Just about everything he did met resistance, and often fierce resistance. None of it was easy. He had to find ways to persuade, compel, coerce, cajole, bribe and occasionally threaten to get his nation building initiatives through. It’s something I’ve taken notice of, and am looking to learn from.

I work on a much smaller scale, but much of my job is – in theory – defining, creating and implementing business and process solutions. Many of the solutions I propose are bold, some evolutionary, and some radical in terms of where they’re at (which is in the stone age). I’m great at defining and creating solutions, and have a lot of confidence in what I do. The problem I have is implementing them. It’s not that they’re well received – generally they are – it’s just for political or budgetary reasons it’s hard to get them implemented.

I’m a bull. I advocate hard. I’m not a fanatic, but for everything I propose I document in detail the benefits of it – generally increased productivity, swifter and more efficient processing, and happier customers and staff. Often it’s hard to quantify such things, but generally the benefits are clear. I realise that I have to sell more than just a cool idea, and so I break it down to a granular level. I try to answer the questions before they ask them.

Mostly it’s not enough. The politics here are pretty tangled. Resourcing is very tight and budgets keenly managed. On top of that IT is pretty much dysfunctional, and senior management are very conservative (that’s to put it kindly). As a general rule they’d prefer to retain an inefficient process than make the effort and incur the upfront expense (in resources or dollars) to implement something that will be much more efficient, productive and cost-effective over the longer term. As I result I have about 8 stalled initiatives, and it’s frustrating to the pint of utter exasperation.

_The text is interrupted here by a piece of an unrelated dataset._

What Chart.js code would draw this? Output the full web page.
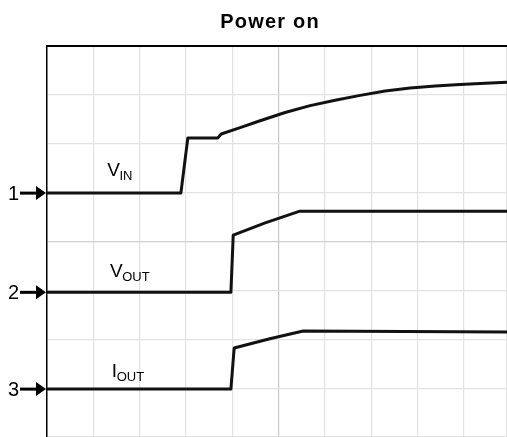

I have to find other ways, and this is what reading Keating has made me realise. I can be blunt, but I can also be a persuasive advocate. I use that to get people on board, either as supporters or with promises of partnership. Even that has not been enough – there’s no-one who says my ideas are bad, and in general they are much applauded. They’re just too unpalatable to an organisation that thinks small.

So being persuasive, even charming, is not enough, and nor is occasional blunt force. I’m now re-shaping what I propose. I still seek support, but I’m breaking things down into smaller, more easily digestible chunks. If I break the big idea into parts then I can sell the parts separately. Once we get the first part in place it leads on naturally to the second part. And so on – that’s the theory.

I’m still dubious. There’s such a backlog of work, and so much structural inefficiency (not to mention managerial timidity) that even so it’s hard to get anything done. It makes a lot of what I do purely theoretical, and practically pointless. I’m persistent though, as always, and hopefully channelling the great PJK will be the difference.